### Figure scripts
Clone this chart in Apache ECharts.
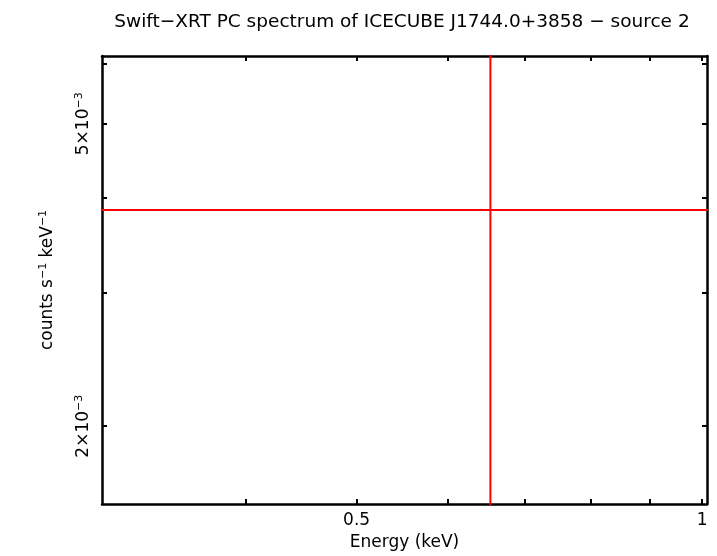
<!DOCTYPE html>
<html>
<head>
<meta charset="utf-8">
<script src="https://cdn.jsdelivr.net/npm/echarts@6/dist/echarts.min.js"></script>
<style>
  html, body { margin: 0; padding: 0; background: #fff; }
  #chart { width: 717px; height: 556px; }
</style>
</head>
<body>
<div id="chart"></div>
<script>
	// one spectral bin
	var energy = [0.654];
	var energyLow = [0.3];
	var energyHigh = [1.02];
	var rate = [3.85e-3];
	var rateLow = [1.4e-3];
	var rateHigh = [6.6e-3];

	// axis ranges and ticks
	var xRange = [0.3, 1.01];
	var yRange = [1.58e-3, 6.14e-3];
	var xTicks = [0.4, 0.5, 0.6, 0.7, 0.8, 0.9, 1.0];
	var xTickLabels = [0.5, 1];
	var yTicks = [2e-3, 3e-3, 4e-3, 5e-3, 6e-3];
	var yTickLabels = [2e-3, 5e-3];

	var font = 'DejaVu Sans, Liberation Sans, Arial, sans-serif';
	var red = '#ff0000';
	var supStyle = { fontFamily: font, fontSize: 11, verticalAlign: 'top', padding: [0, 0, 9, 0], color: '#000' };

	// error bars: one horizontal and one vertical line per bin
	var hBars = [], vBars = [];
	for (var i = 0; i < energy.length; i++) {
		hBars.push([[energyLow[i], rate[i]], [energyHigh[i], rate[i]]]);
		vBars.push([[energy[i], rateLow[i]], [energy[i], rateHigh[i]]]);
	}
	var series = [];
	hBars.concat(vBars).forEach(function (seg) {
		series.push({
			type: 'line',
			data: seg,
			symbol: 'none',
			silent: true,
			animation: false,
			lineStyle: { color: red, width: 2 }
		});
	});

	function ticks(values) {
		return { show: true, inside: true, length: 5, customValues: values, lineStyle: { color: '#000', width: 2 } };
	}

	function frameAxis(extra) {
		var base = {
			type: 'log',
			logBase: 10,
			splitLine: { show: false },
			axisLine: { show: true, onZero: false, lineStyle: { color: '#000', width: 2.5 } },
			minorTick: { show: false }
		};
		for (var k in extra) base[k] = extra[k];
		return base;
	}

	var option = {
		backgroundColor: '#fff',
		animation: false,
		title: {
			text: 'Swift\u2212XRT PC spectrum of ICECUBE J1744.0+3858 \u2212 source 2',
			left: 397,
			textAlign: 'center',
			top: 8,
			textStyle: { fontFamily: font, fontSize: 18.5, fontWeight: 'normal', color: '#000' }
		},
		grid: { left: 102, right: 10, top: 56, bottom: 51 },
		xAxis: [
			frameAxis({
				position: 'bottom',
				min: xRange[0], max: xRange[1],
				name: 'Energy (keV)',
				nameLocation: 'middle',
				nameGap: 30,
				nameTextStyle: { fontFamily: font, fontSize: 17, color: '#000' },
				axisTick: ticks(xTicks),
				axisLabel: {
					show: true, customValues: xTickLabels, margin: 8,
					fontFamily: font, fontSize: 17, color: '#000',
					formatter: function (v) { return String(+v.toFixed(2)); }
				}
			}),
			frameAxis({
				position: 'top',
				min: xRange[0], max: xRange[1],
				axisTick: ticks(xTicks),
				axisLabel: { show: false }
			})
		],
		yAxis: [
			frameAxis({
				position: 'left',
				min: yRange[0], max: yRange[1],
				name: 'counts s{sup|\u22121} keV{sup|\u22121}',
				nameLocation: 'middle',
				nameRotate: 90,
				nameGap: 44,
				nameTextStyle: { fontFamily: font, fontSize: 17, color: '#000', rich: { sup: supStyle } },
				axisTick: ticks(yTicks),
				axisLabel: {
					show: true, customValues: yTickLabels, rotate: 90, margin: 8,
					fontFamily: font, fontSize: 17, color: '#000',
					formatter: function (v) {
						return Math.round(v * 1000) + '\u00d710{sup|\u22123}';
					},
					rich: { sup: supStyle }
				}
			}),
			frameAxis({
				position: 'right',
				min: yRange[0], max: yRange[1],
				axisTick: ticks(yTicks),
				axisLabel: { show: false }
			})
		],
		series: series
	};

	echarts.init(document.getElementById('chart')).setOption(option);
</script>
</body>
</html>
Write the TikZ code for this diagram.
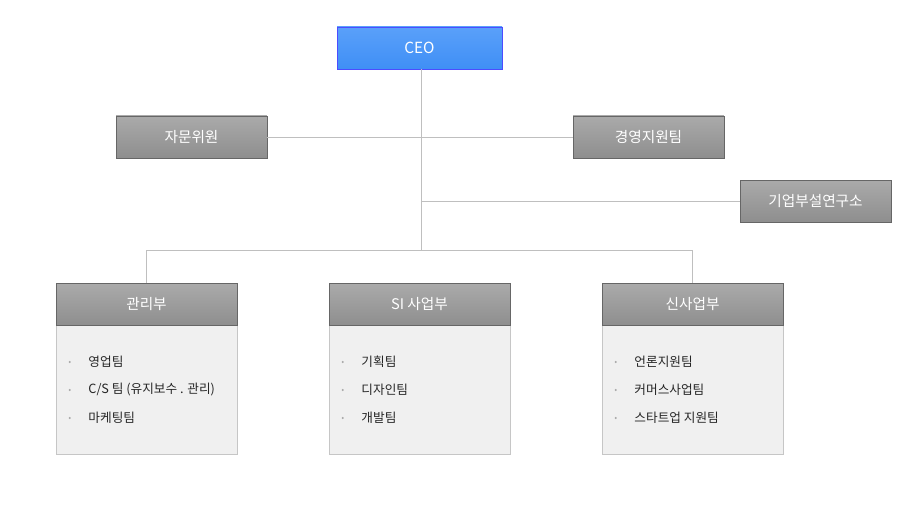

### Short task
Find each line holding "this". Copy it out.

### Result
Clone this chart in Apache ECharts.
Write the TikZ code for this diagram.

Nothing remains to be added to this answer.